## CHALLENGE
Copy each line of the data below exactly, leaving out pictures.

Start of RECORDED INFORMATION

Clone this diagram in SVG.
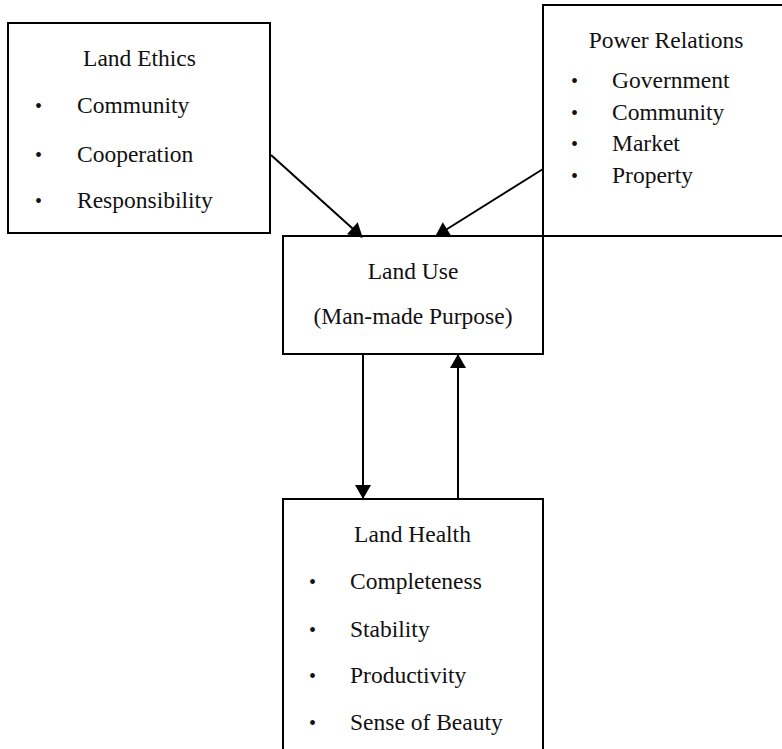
<svg xmlns="http://www.w3.org/2000/svg" width="782" height="749" viewBox="0 0 782 749">
<style>
.box{fill:#fff;stroke:#000;stroke-width:2}
text{font-family:'Liberation Serif','Times New Roman',Tinos,'DejaVu Serif',serif;fill:#111}
.t{font-size:23.5px}
.c{text-anchor:middle}
.b{font-size:20px}
.con{stroke:#000;stroke-width:2;fill:none}
</style>
<defs>
<marker id="ah" markerUnits="userSpaceOnUse" markerWidth="16" markerHeight="16" viewBox="0 0 14 16" refX="13" refY="8" orient="auto">
<path d="M0,0 L14,8 L0,16 Z" fill="#000"/>
</marker>
</defs>
<g id="land-ethics">
<rect class="box" x="8" y="23" width="262" height="210"/>
<text class="t c" x="139.5" y="66">Land Ethics</text>
<text class="b" x="35" y="113">•</text><text class="t" x="77" y="113">Community</text>
<text class="b" x="35" y="162">•</text><text class="t" x="77" y="162">Cooperation</text>
<text class="b" x="35" y="208">•</text><text class="t" x="77" y="208">Responsibility</text>
</g>
<g id="power-relations">
<rect class="box" x="543" y="5" width="250" height="231"/>
<text class="t c" x="666" y="48">Power Relations</text>
<text class="b" x="571" y="88">•</text><text class="t" x="612" y="88">Government</text>
<text class="b" x="571" y="120">•</text><text class="t" x="612" y="120">Community</text>
<text class="b" x="571" y="151">•</text><text class="t" x="612" y="151">Market</text>
<text class="b" x="571" y="183">•</text><text class="t" x="612" y="183">Property</text>
</g>
<g id="land-use">
<rect class="box" x="283" y="236" width="260" height="118"/>
<text class="t c" x="413" y="279">Land Use</text>
<text class="t c" x="413" y="324">(Man-made Purpose)</text>
</g>
<g id="land-health">
<rect class="box" x="283" y="499" width="260" height="260"/>
<text class="t c" x="412.5" y="542">Land Health</text>
<text class="b" x="309" y="589">•</text><text class="t" x="350" y="589">Completeness</text>
<text class="b" x="309" y="637">•</text><text class="t" x="350" y="637">Stability</text>
<text class="b" x="309" y="683">•</text><text class="t" x="350" y="683">Productivity</text>
<text class="b" x="309" y="730">•</text><text class="t" x="350" y="730">Sense of Beauty</text>
</g>
<g id="connectors">
<line class="con" x1="271" y1="155" x2="362" y2="237" marker-end="url(#ah)"/>
<line class="con" x1="543" y1="169" x2="436" y2="236" marker-end="url(#ah)"/>
<line class="con" x1="363" y1="354" x2="363" y2="498" marker-end="url(#ah)"/>
<line class="con" x1="458" y1="499" x2="458" y2="355" marker-end="url(#ah)"/>
</g>
</svg>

End of RECORDED INFORMATION

## OUTPUT FOR THIS EXERCISE
Clone this diagram in SVG.
<svg xmlns="http://www.w3.org/2000/svg" width="782" height="749" viewBox="0 0 782 749">
<style>
.box{fill:#fff;stroke:#000;stroke-width:2}
text{font-family:'Liberation Serif','Times New Roman',Tinos,'DejaVu Serif',serif;fill:#111}
.t{font-size:23.5px}
.c{text-anchor:middle}
.b{font-size:20px}
.con{stroke:#000;stroke-width:2;fill:none}
</style>
<defs>
<marker id="ah" markerUnits="userSpaceOnUse" markerWidth="16" markerHeight="16" viewBox="0 0 14 16" refX="13" refY="8" orient="auto">
<path d="M0,0 L14,8 L0,16 Z" fill="#000"/>
</marker>
</defs>
<g id="land-ethics">
<rect class="box" x="8" y="23" width="262" height="210"/>
<text class="t c" x="139.5" y="66">Land Ethics</text>
<text class="b" x="35" y="113">•</text><text class="t" x="77" y="113">Community</text>
<text class="b" x="35" y="162">•</text><text class="t" x="77" y="162">Cooperation</text>
<text class="b" x="35" y="208">•</text><text class="t" x="77" y="208">Responsibility</text>
</g>
<g id="power-relations">
<rect class="box" x="543" y="5" width="250" height="231"/>
<text class="t c" x="666" y="48">Power Relations</text>
<text class="b" x="571" y="88">•</text><text class="t" x="612" y="88">Government</text>
<text class="b" x="571" y="120">•</text><text class="t" x="612" y="120">Community</text>
<text class="b" x="571" y="151">•</text><text class="t" x="612" y="151">Market</text>
<text class="b" x="571" y="183">•</text><text class="t" x="612" y="183">Property</text>
</g>
<g id="land-use">
<rect class="box" x="283" y="236" width="260" height="118"/>
<text class="t c" x="413" y="279">Land Use</text>
<text class="t c" x="413" y="324">(Man-made Purpose)</text>
</g>
<g id="land-health">
<rect class="box" x="283" y="499" width="260" height="260"/>
<text class="t c" x="412.5" y="542">Land Health</text>
<text class="b" x="309" y="589">•</text><text class="t" x="350" y="589">Completeness</text>
<text class="b" x="309" y="637">•</text><text class="t" x="350" y="637">Stability</text>
<text class="b" x="309" y="683">•</text><text class="t" x="350" y="683">Productivity</text>
<text class="b" x="309" y="730">•</text><text class="t" x="350" y="730">Sense of Beauty</text>
</g>
<g id="connectors">
<line class="con" x1="271" y1="155" x2="362" y2="237" marker-end="url(#ah)"/>
<line class="con" x1="543" y1="169" x2="436" y2="236" marker-end="url(#ah)"/>
<line class="con" x1="363" y1="354" x2="363" y2="498" marker-end="url(#ah)"/>
<line class="con" x1="458" y1="499" x2="458" y2="355" marker-end="url(#ah)"/>
</g>
</svg>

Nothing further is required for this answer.